Inventing Ownership

Patents stifle innovation–software patents, doubly so.

That’s just my opinion, of course, as is everything in this post. But I feel pretty confident saying this based on my experience and what I’ve heard from other inventors. The original idea for patents was to do just the opposite–to protect inventors from some greedy corporation coming in and stealing or stifling clever designs. But it seems pretty typical nowadays that some large corporation acquires the patent rights from the true inventor(s) and uses those rights to exploit the market and prevent competition, rather than reward the original innovation or motivate more of the same.

When I worked at Disney, for example, patenting something for the company earned the inventor a few thousand dollars and a plaque, while the company could make an infinite amount of money from his or her work. Sure, there’s an implicit employer/employee relationship there, but where’s the incentive for the inventor? Not money. Certainly not credit. Walt Disney was known for signing every piece of art his artists created. I don’t know too many inventors that aspire to be promoted into management. I do vaguely recall a few smart people who confided to me that they might have some interesting ideas only after they left the company. Even then, they risked the wrath of Disney, once again stifling invention due to just the potential of big bucks from still unproven ideas.

Even within Disney, I witnessed some infighting over just who the actual inventor was. I recall trying to help the company patent the virtual rowing system I largely invented for the Virtual Jungle Cruise ride prototype, making an effort to figure out just which of my colleagues had contributed what help to the effort. I wrote much of the original patent text for the lawyers, highlighting what I thought was novel and non-obvious about it, but the revised patent application came back transformed into something for which two of my more senior colleagues were the primary inventors (however, to be fair, it could have also been lawyer laziness–cut and paste from an older patent application). When I worked on the Virtual Rollercoaster (aka Cyberspace Mountain ride), Disney bought itself a patent for the ride, though the "inventors" listed were the many assorted managers and producers of the project (even the executive V.P. in charge), and not the developers who actually invented some technology. I can’t find a plausible explanation for that one except that we were contractors then and may or may not have signed the "disney owns everything" clause in advance.

But Disney isn’t alone or special in this regard. It’s the system that’s broken. In fact, Disney may have been a victim of the process too.

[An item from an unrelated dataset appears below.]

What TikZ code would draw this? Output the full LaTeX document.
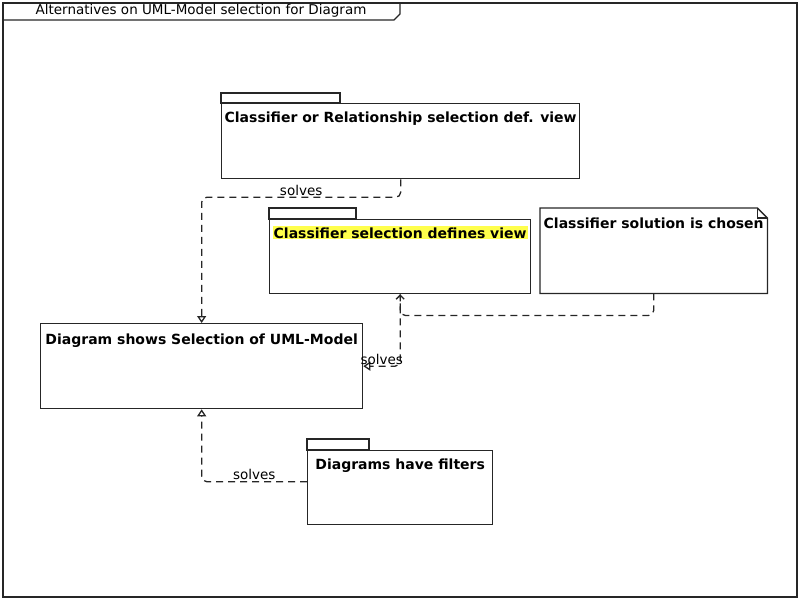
\documentclass[tikz,border=0pt]{standalone}
\usepackage{fontspec}
\setmainfont{DejaVu Sans}
\usetikzlibrary{arrows.meta,calc}
\definecolor{LineClr}{rgb}{0.15,0.15,0.15}
\definecolor{MarkClr}{rgb}{1,1,0.3}

\begin{document}
\begin{tikzpicture}[x=1pt,y=-1pt,
  pkgbox/.style={draw=LineClr,line width=1.3pt,inner sep=0pt,anchor=north west},
  pkgtab/.style={draw=LineClr,line width=1.3pt},
  boxtext/.style={font=\fontsize{14}{16}\selectfont\bfseries,anchor=base,inner sep=1pt},
  plaintext/.style={font=\fontsize{13.5}{16}\selectfont,inner sep=1pt},
  solves/.style={draw=LineClr,line width=1.3pt,dash pattern=on 7pt off 5pt,rounded corners=5pt,-{Triangle[open,length=7pt,width=9pt]}},
  traces/.style={draw=LineClr,line width=1.3pt,dash pattern=on 7pt off 5pt,rounded corners=5pt,-{Straight Barb[length=4pt,width=8pt]}}]
\useasboundingbox (0,0) rectangle (800,600);

\draw[pkgtab] (3,3) rectangle (797,597);
\draw[pkgtab] (3,20) -- (394,20) -- (400,14) -- (400,3);
\node[plaintext] (frameTitle) at (201,11) {Alternatives on UML-Model selection for Diagram};

\node[pkgbox,minimum width=358pt,minimum height=75pt] (relView) at (221,103) {};
\draw[pkgtab] (relView.north west) rectangle ++(119,-10);
\node[boxtext] (relViewT) at ($(relView.north)+(0,19)$) {Classifier or Relationship selection def. view};

\node[pkgbox,minimum width=261pt,minimum height=74pt] (defView) at (269,219) {};
\draw[pkgtab] (defView.north west) rectangle ++(87,-11);
\node[boxtext,fill=MarkClr] (defViewT) at ($(defView.north)+(0,19)$) {Classifier selection defines view};

\node[inner sep=0pt,anchor=north west,minimum width=227pt,minimum height=85pt] (chosen) at (540,208) {};
\draw[pkgtab] (chosen.north west) -- ([xshift=-10pt]chosen.north east) -- ([yshift=-10pt]chosen.north east)
  -- (chosen.south east) -- (chosen.south west) -- cycle;
\draw[pkgtab] ([xshift=-10pt]chosen.north east) |- ([yshift=-10pt]chosen.north east);
\node[boxtext] (chosenT) at ($(chosen.north)+(0,20)$) {Classifier solution is chosen};

\node[pkgbox,minimum width=322pt,minimum height=85pt] (diagram) at (40,323) {};
\node[boxtext] (diagramT) at ($(diagram.north)+(0,21)$) {Diagram shows Selection of UML-Model};

\node[pkgbox,minimum width=185pt,minimum height=74pt] (filters) at (307,450) {};
\draw[pkgtab] (filters.north west) rectangle ++(62,-11);
\node[boxtext] (filtersT) at ($(filters.north)+(0,19)$) {Diagrams have filters};

\draw[solves] (relView.south) -- ++(0,18) -| node[plaintext,pos=.25,above] (solvesA) {solves} (diagram.north);
\draw[solves] (defView.south) |- node[plaintext,pos=.75,above] (solvesB) {solves} (diagram.east);
\draw[traces] (chosen.south) -- ++(0,22) -| (defView.south);
\draw[solves] ([yshift=6pt]filters.west) -| node[plaintext,pos=.25,above] (solvesC) {solves} (diagram.south);

\end{tikzpicture}
\end{document}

In late 1994, for example, I pitched a ride/game idea to our Creative Director called "Wild Taxi" in which participants would drive a virtual taxi through a 3D gauntlet of city obstacles, cars, pedestrians, manholes, etc.. trying to get their fare to a destination in the shortest time. Interestingly, a few years later, Sega released a series of games called "Crazy Taxi" which made gobs of money for them.

Was there a connection? Who can say for sure? But what’s most interesting is that a) Sega and Disney were briefly in negotiations at exactly that time, b) the "Wild Taxi" concept was, according to my best recollection, presented to Sega reps, and c) the Disney director to whom I first pitched the ride idea wound up being a bigwig at Sega GameWorks a few months after that. Now, he’s a great creative designer, he probably firewalled himself off from any potential conflicts of interest, and I have no reason to assume either he or Sega abused any confidential information from Disney (in fact, there could have even been a deal for Disney to give or sell the concepts to Sega…). But I find it fascinating that Sega is now suing EA and Fox claiming that those companies infringed on Sega’s patent, filed in 1998, covering many of the "Crazy Taxi" concepts. Sega, in my opinion, is not the inventor of Crazy Taxi. They simply hold the patent.

That makes my head spin.

Now, I don’t honestly assume I was the first person ever to think of the "Wild Taxi" style ride/game, and there was certainly a ton more work done by others after the original concept pitch, but for the sake of argument, let’s say I was the original inventor. If so, then it’s possible that a chain of mishandling, misrepresentation, and misappropriation leads giants to sue each other for infringing on a big money maker where the original inventor (hypothetically, me) just watches, helplessly, and in total disgust when I hadn’t even thought the idea patentable in the first place [especially since we never actually built the darn thing!]. And if the inventor wasn’t me, then there may be someone else who had this experience.

That is the state of the US patent system, as I see it. I’m sure my experience isn’t unique.